Not a show stopper by any means, but strange nonetheless.
Next, I'll try the ZFS instructions. 

Thanks for all the help thusfar! You guys are much more helpful than the folks on the Windows forums! :e

-Peter

-------------------------------------------------

edit: Just tried with ZFS

That was really straightforward! And it's going to be insanely convenient!
Now, do I have to edit fstab? Will the drive stay mounted after a reboot?


----------



## carlton_draught (Jun 2, 2011)

PeterStory said:
			
		

> edit: Just tried with ZFS
> 
> That was really straightforward! And it's going to be insanely convenient!


Oh yes. ZFS is truly a thing of beauty.


			
				PeterStory said:
			
		

> Now, do I have to edit fstab?


No.


			
				PeterStory said:
			
		

> Will the drive stay mounted after a reboot?


It should stay mounted (or rather, imported*) after a reboot. The only reason why it might not is if you accidentally disconnect it. In which case:
`# zpool status`
Will show that it's not there.
`# zpool import`
Will show that it is connected, waiting to be imported. In which case you would:
`# zpool import external_disk`
You might need to forcibly import it in that case too. Just add the -f option, I think it is. I highly recommend printing off the zfs and zpool man pages.

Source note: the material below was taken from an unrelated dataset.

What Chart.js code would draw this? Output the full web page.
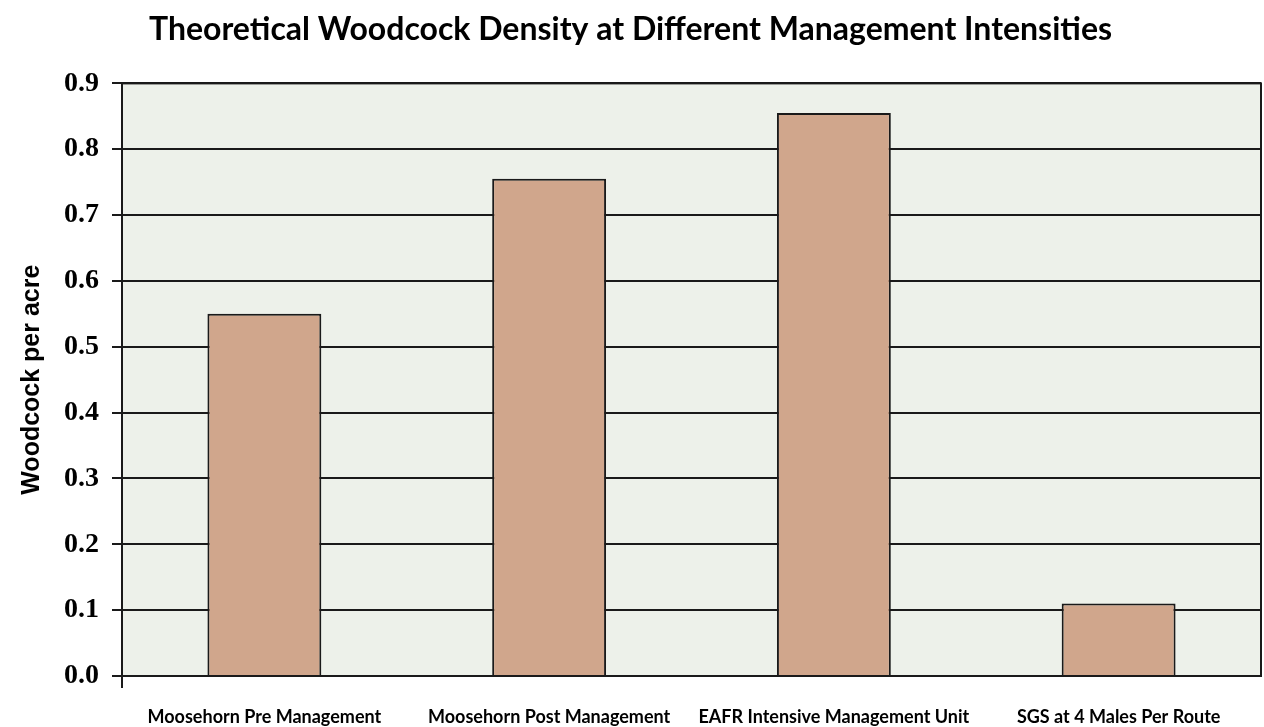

Actually, I take it this is a USB HDD? In which case, I'm not sure whether it is automounted, I would guess so, but can't tell you offhand. Just test it. If it disconnects, just use the instructions above. I use e-SATA HDD docks exclusively for HDDs I keep outside the case.

* "Imported" maps to pool level. "Mounted" maps to filesystem level. I also recommend keeping your actual data within filesystems within the pool. e.g.
`# zfs create -o copies=2 -o compression=on external_disk/my_data`

Assuming that the reason this disk is external is because you desire portability, then I think the options I specify are good. e.g. copies=2 will prevent most data loss barring a head crash, while having some compression saves you some space (and may also speed up transfers, since less data gets transferred over something slow like USB).


----------



## wblock@ (Jun 2, 2011)

PeterStory said:
			
		

> but my /mnt directory contains a weird file called .snap



It's a system directory for support of snapshots.  See
`% man newfs | less -p snap`


----------



## PeterStory (Jun 7, 2011)

*Mission Accomplished!*

I just wanted to thank all of you for your great help! 
I've graduated, so I can't access my machines anymore... but I hope they keep working (they are now)! 

I even gave a glowing review of FreeBSD to my school's Linux IT guy!

-Peter Story


----------